RAW DATA ▸
^^^^^^^^

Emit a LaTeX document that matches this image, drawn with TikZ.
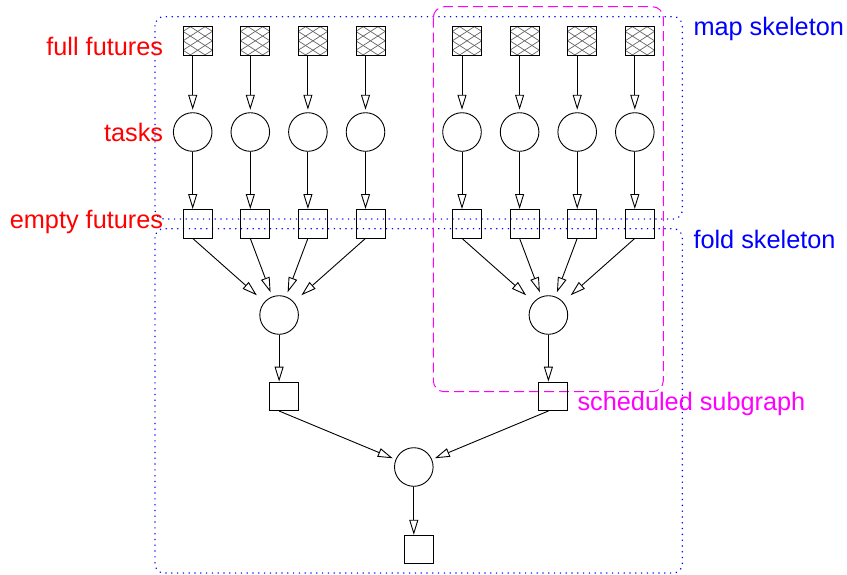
\documentclass[tikz,border=0pt]{standalone}
\usepackage{fontspec}
\setmainfont{Liberation Sans}
\usetikzlibrary{arrows.meta}

\definecolor{skelblue}{RGB}{0,0,255}
\definecolor{labred}{RGB}{255,0,0}
\definecolor{schedmag}{RGB}{255,0,255}

\tikzset{
  futbox/.style={draw, line width=0.9pt, minimum width=29pt, minimum height=28.5pt, inner sep=0pt},
  hatchline/.style={draw=black!60, line width=0.7pt},
  fullbox/.style={futbox, path picture={
      \foreach \k in {-4,...,4}{
        \draw[hatchline] ([shift={(-20,{\k*9.4-12.8})}]path picture bounding box.center) -- ++(40,25.6);
        \draw[hatchline] ([shift={(-20,{\k*9.4+12.8})}]path picture bounding box.center) -- ++(40,-25.6);
      }}},
  task/.style={draw, circle, line width=0.9pt, minimum size=38.6pt, inner sep=0pt},
  flow/.style={line width=0.9pt, -{Triangle[open, length=15pt, width=9pt, line width=0.9pt]}},
  lab/.style={font=\fontsize{25.3}{30}\selectfont, inner sep=0pt},
  skel/.style={skelblue, line width=1.4pt, line cap=round, dash pattern=on 0.3pt off 5.5pt, rounded corners=9pt},
  sched/.style={schedmag, line width=1pt, dash pattern=on 10pt off 5pt, rounded corners=11pt},
}

\begin{document}
\begin{tikzpicture}[x=1pt, y=-1pt]
  \useasboundingbox (0,0) rectangle (847,574);

  % skeleton regions and the scheduled subgraph
  \draw[skel] (155,16.7) rectangle (682.3,219);
  \draw[skel] (155,228.7) rectangle (682.3,573);
  \draw[sched] (433.3,6.7) rectangle (663.3,391.7);

  % map stage: full future -> task -> empty future
  \foreach \i/\x in {1/192.7, 2/250.3, 3/307.9, 4/365.5, 5/462, 6/519.6, 7/577.2, 8/634.8}{
    \node[fullbox] (h\i) at (\x+5, 40.8) {};
    \node[task] (t\i) at (\x, 132) {};
    \node[futbox] (e\i) at (\x+5, 223.7) {};
    \draw[flow, shorten >=2.5pt] (h\i.south -| t\i) -- (t\i);
    \draw[flow] (t\i) -- (t\i |- e\i.north);
  }

  % fold stage
  \node[task] (fl) at (279.1, 315) {};
  \node[task] (fr) at (548.4, 315) {};
  \node[futbox] (rl) at (284.1, 396.3) {};
  \node[futbox] (rr) at (553.4, 396.3) {};
  \node[task] (fb) at (413.8, 467) {};
  \node[futbox] (rb) at (418.8, 549.5) {};

  \draw[flow, shorten >=10pt]  (e1.south -| t1) -- (fl);
  \draw[flow, shorten >=4.5pt] (e2.south -| t2) -- (fl);
  \draw[flow, shorten >=4.5pt] (e3.south -| t3) -- (fl);
  \draw[flow, shorten >=10pt]  (e4.south -| t4) -- (fl);
  \draw[flow, shorten >=10pt]  (e5.south -| t5) -- (fr);
  \draw[flow, shorten >=4.5pt] (e6.south -| t6) -- (fr);
  \draw[flow, shorten >=4.5pt] (e7.south -| t7) -- (fr);
  \draw[flow, shorten >=10pt]  (e8.south -| t8) -- (fr);

  \draw[flow] (fl) -- (fl |- rl.north);
  \draw[flow] (fr) -- (fr |- rr.north);
  \draw[flow, shorten >=3pt] (rl.south -| fl) -- (fb);
  \draw[flow, shorten >=3pt] (rr.south -| fr) -- (fb);
  \draw[flow] (fb) -- (fb |- rb.north);

  % labels
  \node[lab, labred, anchor=base east] (lfull) at (163.3, 55) {full futures};
  \node[lab, labred, anchor=base east] (ltask) at (163.3, 141.7) {tasks};
  \node[lab, labred, anchor=base east] (lempty) at (163.3, 228.3) {empty futures};
  \node[lab, skelblue, anchor=base west] (lmap) at (693.3, 35) {map skeleton};
  \node[lab, skelblue, anchor=base west] (lfold) at (693.3, 248.3) {fold skeleton};
  \node[lab, schedmag, anchor=base west] (lsched) at (577.3, 410.7) {scheduled subgraph};
\end{tikzpicture}
\end{document}
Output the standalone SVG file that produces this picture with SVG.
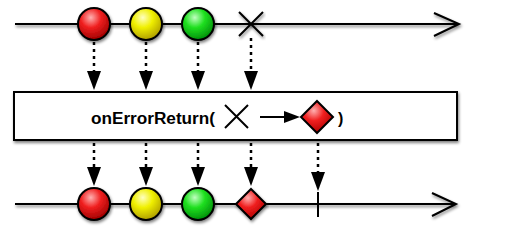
<svg xmlns="http://www.w3.org/2000/svg" width="512" height="230" viewBox="0 0 512 230">
<style>
.line{stroke:#000;stroke-width:2;fill:none}
.dash{stroke:#000;stroke-width:2.5;stroke-dasharray:3 4;fill:none}
.head{fill:#000}
.ball{stroke:#000;stroke-width:2}
.txt{font-family:"Liberation Sans",Arial,sans-serif;font-weight:bold;font-size:16px;fill:#000}
</style>
<defs>
<filter id="sh" x="-10%" y="-50%" width="120%" height="200%">
<feGaussianBlur in="SourceAlpha" stdDeviation="1.5"/>
<feOffset dx="1" dy="2" result="b"/>
<feComponentTransfer><feFuncA type="linear" slope="0.5"/></feComponentTransfer>
<feMerge><feMergeNode/><feMergeNode in="SourceGraphic"/></feMerge>
</filter>
<radialGradient id="gr" cx="0.4" cy="0.3" r="0.7"><stop offset="0" stop-color="#ffb0b0"/><stop offset="0.45" stop-color="#f02020"/><stop offset="1" stop-color="#a00000"/></radialGradient>
<radialGradient id="gy" cx="0.4" cy="0.3" r="0.7"><stop offset="0" stop-color="#ffffc0"/><stop offset="0.45" stop-color="#f0f000"/><stop offset="1" stop-color="#b0a000"/></radialGradient>
<radialGradient id="gg" cx="0.4" cy="0.3" r="0.7"><stop offset="0" stop-color="#c0ffc0"/><stop offset="0.45" stop-color="#20e020"/><stop offset="1" stop-color="#00900a"/></radialGradient>
<radialGradient id="gd" cx="0.4" cy="0.3" r="0.7"><stop offset="0" stop-color="#ffb0b0"/><stop offset="0.45" stop-color="#f02020"/><stop offset="1" stop-color="#b00000"/></radialGradient>
</defs>

<g id="connectors">
<g filter="url(#sh)">
<line class="line" x1="15" y1="24" x2="459" y2="24"/>
<polyline class="line" points="434,13 459,24 434,36"/>
<line class="line" x1="15" y1="204" x2="456" y2="204"/>
<polyline class="line" points="432,193 456,204 432,216"/>
</g>
<g>
<line class="dash" x1="94" y1="42" x2="94" y2="72"/><polygon class="head" points="87,71 101,71 94,90"/>
<line class="dash" x1="146" y1="42" x2="146" y2="72"/><polygon class="head" points="139,71 153,71 146,90"/>
<line class="dash" x1="198" y1="42" x2="198" y2="72"/><polygon class="head" points="191,71 205,71 198,90"/>
<line class="dash" x1="251" y1="38" x2="251" y2="72"/><polygon class="head" points="244,71 258,71 251,90"/>
<line class="dash" x1="94" y1="143" x2="94" y2="168"/><polygon class="head" points="87,167 101,167 94,186"/>
<line class="dash" x1="146" y1="143" x2="146" y2="168"/><polygon class="head" points="139,167 153,167 146,186"/>
<line class="dash" x1="198" y1="143" x2="198" y2="168"/><polygon class="head" points="191,167 205,167 198,186"/>
<line class="dash" x1="251" y1="143" x2="251" y2="168"/><polygon class="head" points="244,167 258,167 251,186"/>
<line class="dash" x1="318" y1="143" x2="318" y2="173"/><polygon class="head" points="311,172 325,172 318,191"/>
</g>
</g>

<g id="top-red"><circle class="ball" cx="94" cy="24" r="16" fill="url(#gr)" filter="url(#sh)"/></g>
<g id="top-yellow"><circle class="ball" cx="146" cy="24" r="16" fill="url(#gy)" filter="url(#sh)"/></g>
<g id="top-green"><circle class="ball" cx="198" cy="24" r="16" fill="url(#gg)" filter="url(#sh)"/></g>
<g id="top-error" filter="url(#sh)"><path class="line" d="M239,12 L263,36 M263,12 L239,36"/></g>

<g id="operator">
<rect x="14" y="92" width="443" height="48" fill="#fff" stroke="#000" stroke-width="2" filter="url(#sh)"/>
<text class="txt" x="91" y="124" textLength="124" lengthAdjust="spacingAndGlyphs">onErrorReturn(</text>
<path class="line" d="M225,105 L248,128 M248,105 L225,128"/>
<line class="line" x1="260" y1="117" x2="286" y2="117"/>
<polygon class="head" points="284,111 300,117 284,123"/>
<polygon class="ball" points="317,101 333,117 317,133 301,117" fill="url(#gd)"/>
<text class="txt" x="338" y="124">)</text>
</g>

<g id="bottom-red"><circle class="ball" cx="94" cy="204" r="16" fill="url(#gr)" filter="url(#sh)"/></g>
<g id="bottom-yellow"><circle class="ball" cx="146" cy="204" r="16" fill="url(#gy)" filter="url(#sh)"/></g>
<g id="bottom-green"><circle class="ball" cx="198" cy="204" r="16" fill="url(#gg)" filter="url(#sh)"/></g>
<g id="bottom-diamond"><polygon class="ball" points="251,189 266,204 251,219 236,204" fill="url(#gd)" filter="url(#sh)"/></g>
<g id="bottom-complete"><line class="line" x1="318" y1="192" x2="318" y2="217" stroke-width="2.5"/></g>
</svg>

^^^^^^^^

Work out how many lines above have the string "that" in them, and give only the number.

2